**The task**
Repeat, exactly and completely, the material that follows. Omit the pictures.

== Dataset excerpts

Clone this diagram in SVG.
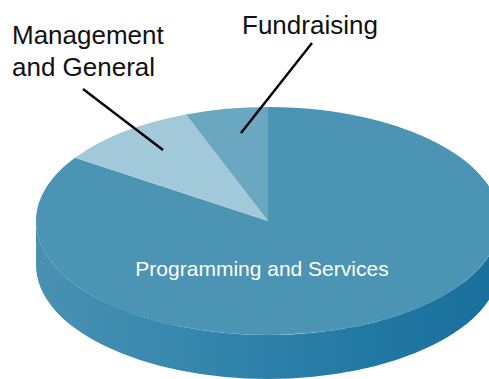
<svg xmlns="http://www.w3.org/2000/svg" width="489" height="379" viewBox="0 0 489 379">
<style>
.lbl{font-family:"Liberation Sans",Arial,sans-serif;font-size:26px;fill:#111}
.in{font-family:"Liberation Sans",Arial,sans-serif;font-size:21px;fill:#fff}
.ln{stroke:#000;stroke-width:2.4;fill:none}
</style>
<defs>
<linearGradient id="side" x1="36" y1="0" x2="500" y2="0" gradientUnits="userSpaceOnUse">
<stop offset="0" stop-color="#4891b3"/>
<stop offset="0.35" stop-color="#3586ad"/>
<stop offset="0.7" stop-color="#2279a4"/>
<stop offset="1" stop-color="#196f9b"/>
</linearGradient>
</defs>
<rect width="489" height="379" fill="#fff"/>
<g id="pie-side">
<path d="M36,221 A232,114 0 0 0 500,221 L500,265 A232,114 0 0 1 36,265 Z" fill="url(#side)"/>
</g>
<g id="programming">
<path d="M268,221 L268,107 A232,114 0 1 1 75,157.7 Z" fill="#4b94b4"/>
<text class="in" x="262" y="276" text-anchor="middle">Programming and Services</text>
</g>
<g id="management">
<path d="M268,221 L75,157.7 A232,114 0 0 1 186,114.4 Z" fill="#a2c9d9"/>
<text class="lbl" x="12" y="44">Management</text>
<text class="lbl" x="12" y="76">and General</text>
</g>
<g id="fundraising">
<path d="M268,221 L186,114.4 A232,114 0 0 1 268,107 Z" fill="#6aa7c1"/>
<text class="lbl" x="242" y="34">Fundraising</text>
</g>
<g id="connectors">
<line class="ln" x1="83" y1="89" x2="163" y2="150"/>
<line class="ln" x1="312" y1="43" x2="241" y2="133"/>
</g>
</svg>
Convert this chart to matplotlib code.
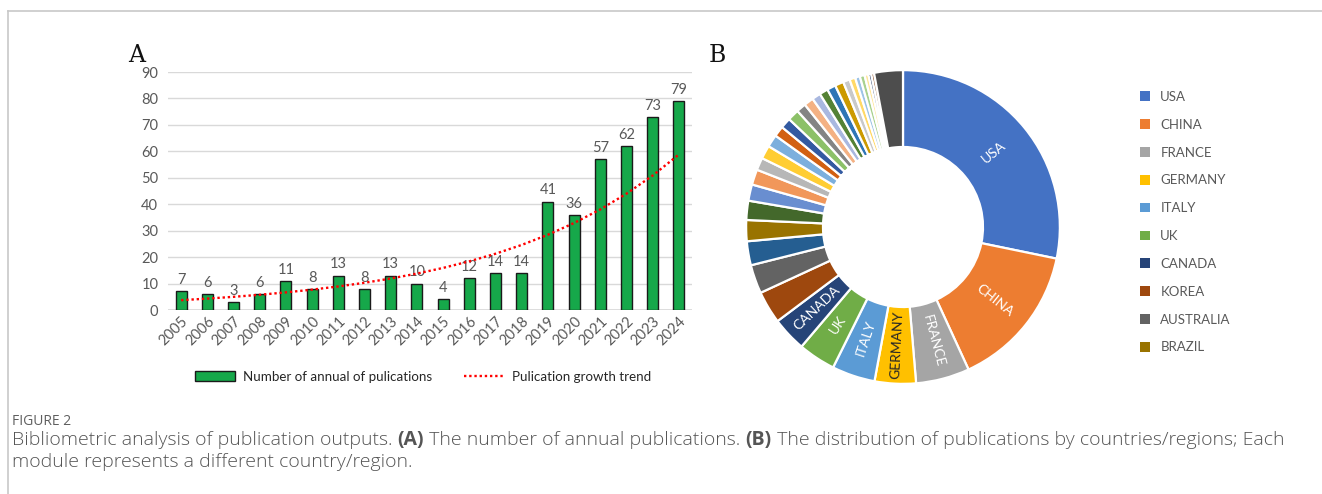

====

**Finished answer**
Clone this diagram in SVG.
<svg xmlns="http://www.w3.org/2000/svg" width="489" height="379" viewBox="0 0 489 379">
<style>
.lbl{font-family:"Liberation Sans",Arial,sans-serif;font-size:26px;fill:#111}
.in{font-family:"Liberation Sans",Arial,sans-serif;font-size:21px;fill:#fff}
.ln{stroke:#000;stroke-width:2.4;fill:none}
</style>
<defs>
<linearGradient id="side" x1="36" y1="0" x2="500" y2="0" gradientUnits="userSpaceOnUse">
<stop offset="0" stop-color="#4891b3"/>
<stop offset="0.35" stop-color="#3586ad"/>
<stop offset="0.7" stop-color="#2279a4"/>
<stop offset="1" stop-color="#196f9b"/>
</linearGradient>
</defs>
<rect width="489" height="379" fill="#fff"/>
<g id="pie-side">
<path d="M36,221 A232,114 0 0 0 500,221 L500,265 A232,114 0 0 1 36,265 Z" fill="url(#side)"/>
</g>
<g id="programming">
<path d="M268,221 L268,107 A232,114 0 1 1 75,157.7 Z" fill="#4b94b4"/>
<text class="in" x="262" y="276" text-anchor="middle">Programming and Services</text>
</g>
<g id="management">
<path d="M268,221 L75,157.7 A232,114 0 0 1 186,114.4 Z" fill="#a2c9d9"/>
<text class="lbl" x="12" y="44">Management</text>
<text class="lbl" x="12" y="76">and General</text>
</g>
<g id="fundraising">
<path d="M268,221 L186,114.4 A232,114 0 0 1 268,107 Z" fill="#6aa7c1"/>
<text class="lbl" x="242" y="34">Fundraising</text>
</g>
<g id="connectors">
<line class="ln" x1="83" y1="89" x2="163" y2="150"/>
<line class="ln" x1="312" y1="43" x2="241" y2="133"/>
</g>
</svg>
Convert this chart to matplotlib code.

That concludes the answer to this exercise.